Training: Train a weak learner on the weighted data.
Prediction and Error Calculation:
Calculate the error rate of the learner on the training data.
Compute the weight of the learner based on its error rate.
Weight Update:
Increase the weights of misclassified samples.
Decrease the weights of correctly classified samples.
Combination: The final model is a weighted sum of the weak learners.

Q8. What is the loss function used in AdaBoost algorithm?

AdaBoost uses an exponential loss function, which penalizes misclassified samples exponentially more than correctly classified ones. The loss function for AdaBoost can be expressed as:

[ L(y, f(x)) = e^{-y f(x)} ]

where ( y ) is the true label and ( f(x) ) is the prediction of the combined model.

Q9. How does the AdaBoost algorithm update the weights of misclassified samples?

In AdaBoost, the weights of misclassified samples are increased to emphasize their importance in subsequent iterations. The weight update formula is:

[ w_{i}^{(t+1)} = w_{i}^{(t)} \exp(\alpha_t \cdot I(y_i \ne h_t(x_i))) ]

where:

( w_{i}^{(t)} ) is the weight of sample ( i ) at iteration ( t ).
( \alpha_t ) is the weight of the learner ( t ), calculated as ( \alpha_t = \frac{1}{2} \ln\left(\frac{1 - \epsilon_t}{\epsilon_t}\right) ).
( \epsilon_t ) is the error rate of learner ( t ).
( I(y_i \ne h_t(x_i)) ) is an indicator function that is 1 if the sample ( i ) is misclassified and 0 otherwise.
The weights are then normalized to sum to 1.
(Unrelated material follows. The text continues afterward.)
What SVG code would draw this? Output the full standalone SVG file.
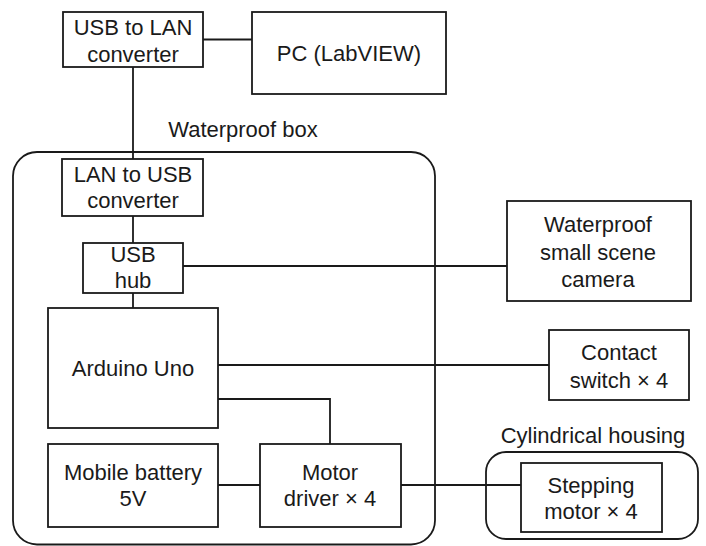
<svg xmlns="http://www.w3.org/2000/svg" width="706" height="546" viewBox="0 0 706 546">
  <style>
    .box { fill: #ffffff; stroke: #1a1a1a; stroke-width: 1.8; }
    .frame { fill: none; stroke: #1a1a1a; stroke-width: 1.8; }
    .wire { fill: none; stroke: #1a1a1a; stroke-width: 1.8; }
    text { font-family: "Liberation Sans", Arial, sans-serif; font-size: 22px; fill: #1a1a1a; text-anchor: middle; }
  </style>
  <rect width="706" height="546" fill="#ffffff"/>

  <!-- Enclosures -->
  <g id="waterproof-box">
    <rect class="frame" x="13" y="152" width="422" height="392.5" rx="24"/>
    <text x="243" y="137">Waterproof box</text>
  </g>
  <g id="cylindrical-housing">
    <rect class="frame" x="486" y="452" width="212" height="87" rx="20"/>
    <text x="593" y="443">Cylindrical housing</text>
  </g>

  <!-- Connectors -->
  <g id="connectors">
    <path class="wire" d="M203 39.5 H252"/>
    <path class="wire" d="M133 67 V159"/>
    <path class="wire" d="M133 216 V243"/>
    <path class="wire" d="M183 266 H507"/>
    <path class="wire" d="M133 293 V308"/>
    <path class="wire" d="M218 365 H549"/>
    <path class="wire" d="M218 399 H330 V444"/>
    <path class="wire" d="M218 485 H260"/>
    <path class="wire" d="M401 485 H521"/>
  </g>

  <!-- Nodes -->
  <g id="usb-to-lan">
    <rect class="box" x="63" y="12" width="140" height="55"/>
    <text x="133" y="35">USB to LAN</text>
    <text x="133" y="62">converter</text>
  </g>
  <g id="pc">
    <rect class="box" x="252" y="12" width="194" height="82"/>
    <text x="349" y="61">PC (LabVIEW)</text>
  </g>
  <g id="lan-to-usb">
    <rect class="box" x="62" y="159" width="141" height="57"/>
    <text x="133" y="182">LAN to USB</text>
    <text x="133" y="208">converter</text>
  </g>
  <g id="usb-hub">
    <rect class="box" x="83" y="243" width="100" height="50"/>
    <text x="133" y="262">USB</text>
    <text x="133" y="288">hub</text>
  </g>
  <g id="arduino">
    <rect class="box" x="48" y="308" width="170" height="120"/>
    <text x="133" y="376">Arduino Uno</text>
  </g>
  <g id="battery">
    <rect class="box" x="48" y="444" width="170" height="83"/>
    <text x="133" y="480">Mobile battery</text>
    <text x="133" y="506">5V</text>
  </g>
  <g id="motor-driver">
    <rect class="box" x="260" y="444" width="141" height="83"/>
    <text x="330" y="480">Motor</text>
    <text x="330" y="506">driver × 4</text>
  </g>
  <g id="camera">
    <rect class="box" x="507" y="201" width="184" height="100"/>
    <text x="598" y="232">Waterproof</text>
    <text x="598" y="260">small scene</text>
    <text x="598" y="287">camera</text>
  </g>
  <g id="contact-switch">
    <rect class="box" x="549" y="330" width="140" height="70"/>
    <text x="619" y="360">Contact</text>
    <text x="619" y="388">switch × 4</text>
  </g>
  <g id="stepping-motor">
    <rect class="box" x="521" y="463" width="141" height="69"/>
    <text x="591" y="493">Stepping</text>
    <text x="591" y="519">motor × 4</text>
  </g>
</svg>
Q10. What is the effect of increasing the number of estimators in AdaBoost algorithm?
Increasing the number of estimators in AdaBoost can have the following effects:

Improved Performance: Initially, adding more estimators can improve the model’s accuracy by correcting more errors.
Risk of Overfitting: After a certain point, adding more estimators can lead to overfitting, especially if the base learners are too complex or if the data is noisy.
Increased Computational Cost: More estimators require more computation and memory, making the training process slower.
In practice, it is important to balance the number of estimators to achieve good generalization without overfitting. This is often done using cross-validation to find the optimal number.